TASK OBJECTIVE ▸ Output the material beneath this task exactly, images excluded.
▶
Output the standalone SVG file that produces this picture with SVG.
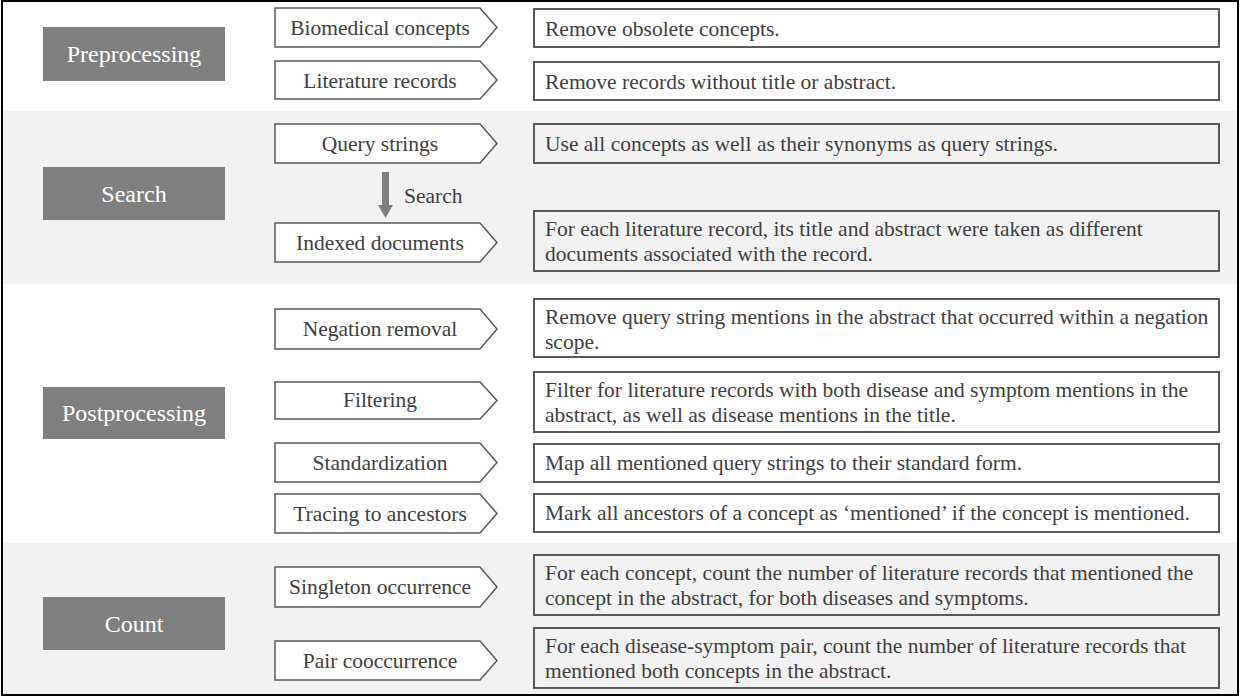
<svg xmlns="http://www.w3.org/2000/svg" width="1241" height="699" viewBox="0 0 1241 699">
<style>
.band{fill:#f2f2f2;stroke:none}
.stage rect{fill:#7f7f7f;stroke:none}
.stage text{fill:#ffffff;font-size:24px;text-anchor:middle}
.step path{fill:#ffffff;stroke:#595959;stroke-width:1.5}
.step text{fill:#404040;font-size:21.5px;text-anchor:middle}
.desc rect{fill:#ffffff;stroke:#595959;stroke-width:2}
.band-g .desc rect{fill:#f2f2f2}
.desc text{fill:#404040;font-size:21.5px}
.lbl{fill:#404040;font-size:21.5px}
</style>
<rect x="0" y="0" width="1241" height="699" fill="#ffffff"/>
<rect class="band" x="4" y="111" width="1233" height="173"/>
<rect class="band" x="4" y="543" width="1233" height="152"/>
<g font-family="'Liberation Serif', 'Times New Roman', serif">
<g id="preprocessing" class="stage"><rect x="43" y="27" width="182" height="54"/><text x="134" y="62">Preprocessing</text></g>
<g id="search" class="stage"><rect x="43" y="167" width="182" height="53"/><text x="134" y="202">Search</text></g>
<g id="postprocessing" class="stage"><rect x="43" y="387" width="182" height="52"/><text x="134" y="421">Postprocessing</text></g>
<g id="count" class="stage"><rect x="43" y="597" width="182" height="53"/><text x="134" y="632">Count</text></g>

<g id="step-biomedical" class="step"><path d="M275,8H480L497,27.5L480,47H275Z"/><text x="380" y="35">Biomedical concepts</text></g>
<g id="step-literature" class="step"><path d="M275,61H480L497,80L480,99H275Z"/><text x="380" y="88">Literature records</text></g>
<g id="step-query" class="step"><path d="M275,124H480L497,143.5L480,163H275Z"/><text x="380" y="151">Query strings</text></g>
<g id="step-indexed" class="step"><path d="M275,223H480L497,242.5L480,262H275Z"/><text x="380" y="250">Indexed documents</text></g>
<g id="step-negation" class="step"><path d="M275,309H480L497,329L480,349H275Z"/><text x="380" y="336">Negation removal</text></g>
<g id="step-filtering" class="step"><path d="M275,382H480L497,400.5L480,419H275Z"/><text x="380" y="407">Filtering</text></g>
<g id="step-standardization" class="step"><path d="M275,443H480L497,462.5L480,482H275Z"/><text x="380" y="470">Standardization</text></g>
<g id="step-tracing" class="step"><path d="M275,494H480L497,513.5L480,533H275Z"/><text x="380" y="521">Tracing to ancestors</text></g>
<g id="step-singleton" class="step"><path d="M275,567H480L497,587L480,607H275Z"/><text x="380" y="594">Singleton occurrence</text></g>
<g id="step-pair" class="step"><path d="M275,641H480L497,660.5L480,680H275Z"/><text x="380" y="668">Pair cooccurrence</text></g>

<g id="desc-1" class="desc"><rect x="534" y="9" width="685" height="38"/><text x="545" y="36">Remove obsolete concepts.</text></g>
<g id="desc-2" class="desc"><rect x="534" y="62" width="685" height="38"/><text x="545" y="89">Remove records without title or abstract.</text></g>
<g class="band-g">
<g id="desc-3" class="desc"><rect x="534" y="124" width="685" height="39"/><text x="545" y="151">Use all concepts as well as their synonyms as query strings.</text></g>
<g id="desc-4" class="desc"><rect x="534" y="211" width="685" height="60"/><text x="545" y="236">For each literature record, its title and abstract were taken as different</text><text x="545" y="261">documents associated with the record.</text></g>
</g>
<g id="desc-5" class="desc"><rect x="534" y="299" width="685" height="58"/><text x="545" y="324">Remove query string mentions in the abstract that occurred within a negation</text><text x="545" y="349">scope.</text></g>
<g id="desc-6" class="desc"><rect x="534" y="372" width="685" height="60"/><text x="545" y="397">Filter for literature records with both disease and symptom mentions in the</text><text x="545" y="422">abstract, as well as disease mentions in the title.</text></g>
<g id="desc-7" class="desc"><rect x="534" y="444" width="685" height="38"/><text x="545" y="470">Map all mentioned query strings to their standard form.</text></g>
<g id="desc-8" class="desc"><rect x="534" y="494" width="685" height="38"/><text x="545" y="520">Mark all ancestors of a concept as ‘mentioned’ if the concept is mentioned.</text></g>
<g class="band-g">
<g id="desc-9" class="desc"><rect x="534" y="555" width="685" height="60"/><text x="545" y="580">For each concept, count the number of literature records that mentioned the</text><text x="545" y="605">concept in the abstract, for both diseases and symptoms.</text></g>
<g id="desc-10" class="desc"><rect x="534" y="628" width="685" height="60"/><text x="545" y="653">For each disease-symptom pair, count the number of literature records that</text><text x="545" y="678">mentioned both concepts in the abstract.</text></g>
</g>

<g id="connectors">
<rect x="382" y="172" width="7" height="34" fill="#7f7f7f"/>
<polygon points="378,205 393,205 385.5,218" fill="#7f7f7f"/>
<text class="lbl" x="404" y="203">Search</text>
</g>
</g>
<rect x="2" y="1" width="1236" height="694" fill="none" stroke="#000000" stroke-width="2"/>
</svg>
◀
ANSWER IN FULL ▸
Output the standalone SVG file that produces this picture with SVG.
<svg xmlns="http://www.w3.org/2000/svg" width="1241" height="699" viewBox="0 0 1241 699">
<style>
.band{fill:#f2f2f2;stroke:none}
.stage rect{fill:#7f7f7f;stroke:none}
.stage text{fill:#ffffff;font-size:24px;text-anchor:middle}
.step path{fill:#ffffff;stroke:#595959;stroke-width:1.5}
.step text{fill:#404040;font-size:21.5px;text-anchor:middle}
.desc rect{fill:#ffffff;stroke:#595959;stroke-width:2}
.band-g .desc rect{fill:#f2f2f2}
.desc text{fill:#404040;font-size:21.5px}
.lbl{fill:#404040;font-size:21.5px}
</style>
<rect x="0" y="0" width="1241" height="699" fill="#ffffff"/>
<rect class="band" x="4" y="111" width="1233" height="173"/>
<rect class="band" x="4" y="543" width="1233" height="152"/>
<g font-family="'Liberation Serif', 'Times New Roman', serif">
<g id="preprocessing" class="stage"><rect x="43" y="27" width="182" height="54"/><text x="134" y="62">Preprocessing</text></g>
<g id="search" class="stage"><rect x="43" y="167" width="182" height="53"/><text x="134" y="202">Search</text></g>
<g id="postprocessing" class="stage"><rect x="43" y="387" width="182" height="52"/><text x="134" y="421">Postprocessing</text></g>
<g id="count" class="stage"><rect x="43" y="597" width="182" height="53"/><text x="134" y="632">Count</text></g>

<g id="step-biomedical" class="step"><path d="M275,8H480L497,27.5L480,47H275Z"/><text x="380" y="35">Biomedical concepts</text></g>
<g id="step-literature" class="step"><path d="M275,61H480L497,80L480,99H275Z"/><text x="380" y="88">Literature records</text></g>
<g id="step-query" class="step"><path d="M275,124H480L497,143.5L480,163H275Z"/><text x="380" y="151">Query strings</text></g>
<g id="step-indexed" class="step"><path d="M275,223H480L497,242.5L480,262H275Z"/><text x="380" y="250">Indexed documents</text></g>
<g id="step-negation" class="step"><path d="M275,309H480L497,329L480,349H275Z"/><text x="380" y="336">Negation removal</text></g>
<g id="step-filtering" class="step"><path d="M275,382H480L497,400.5L480,419H275Z"/><text x="380" y="407">Filtering</text></g>
<g id="step-standardization" class="step"><path d="M275,443H480L497,462.5L480,482H275Z"/><text x="380" y="470">Standardization</text></g>
<g id="step-tracing" class="step"><path d="M275,494H480L497,513.5L480,533H275Z"/><text x="380" y="521">Tracing to ancestors</text></g>
<g id="step-singleton" class="step"><path d="M275,567H480L497,587L480,607H275Z"/><text x="380" y="594">Singleton occurrence</text></g>
<g id="step-pair" class="step"><path d="M275,641H480L497,660.5L480,680H275Z"/><text x="380" y="668">Pair cooccurrence</text></g>

<g id="desc-1" class="desc"><rect x="534" y="9" width="685" height="38"/><text x="545" y="36">Remove obsolete concepts.</text></g>
<g id="desc-2" class="desc"><rect x="534" y="62" width="685" height="38"/><text x="545" y="89">Remove records without title or abstract.</text></g>
<g class="band-g">
<g id="desc-3" class="desc"><rect x="534" y="124" width="685" height="39"/><text x="545" y="151">Use all concepts as well as their synonyms as query strings.</text></g>
<g id="desc-4" class="desc"><rect x="534" y="211" width="685" height="60"/><text x="545" y="236">For each literature record, its title and abstract were taken as different</text><text x="545" y="261">documents associated with the record.</text></g>
</g>
<g id="desc-5" class="desc"><rect x="534" y="299" width="685" height="58"/><text x="545" y="324">Remove query string mentions in the abstract that occurred within a negation</text><text x="545" y="349">scope.</text></g>
<g id="desc-6" class="desc"><rect x="534" y="372" width="685" height="60"/><text x="545" y="397">Filter for literature records with both disease and symptom mentions in the</text><text x="545" y="422">abstract, as well as disease mentions in the title.</text></g>
<g id="desc-7" class="desc"><rect x="534" y="444" width="685" height="38"/><text x="545" y="470">Map all mentioned query strings to their standard form.</text></g>
<g id="desc-8" class="desc"><rect x="534" y="494" width="685" height="38"/><text x="545" y="520">Mark all ancestors of a concept as ‘mentioned’ if the concept is mentioned.</text></g>
<g class="band-g">
<g id="desc-9" class="desc"><rect x="534" y="555" width="685" height="60"/><text x="545" y="580">For each concept, count the number of literature records that mentioned the</text><text x="545" y="605">concept in the abstract, for both diseases and symptoms.</text></g>
<g id="desc-10" class="desc"><rect x="534" y="628" width="685" height="60"/><text x="545" y="653">For each disease-symptom pair, count the number of literature records that</text><text x="545" y="678">mentioned both concepts in the abstract.</text></g>
</g>

<g id="connectors">
<rect x="382" y="172" width="7" height="34" fill="#7f7f7f"/>
<polygon points="378,205 393,205 385.5,218" fill="#7f7f7f"/>
<text class="lbl" x="404" y="203">Search</text>
</g>
</g>
<rect x="2" y="1" width="1236" height="694" fill="none" stroke="#000000" stroke-width="2"/>
</svg>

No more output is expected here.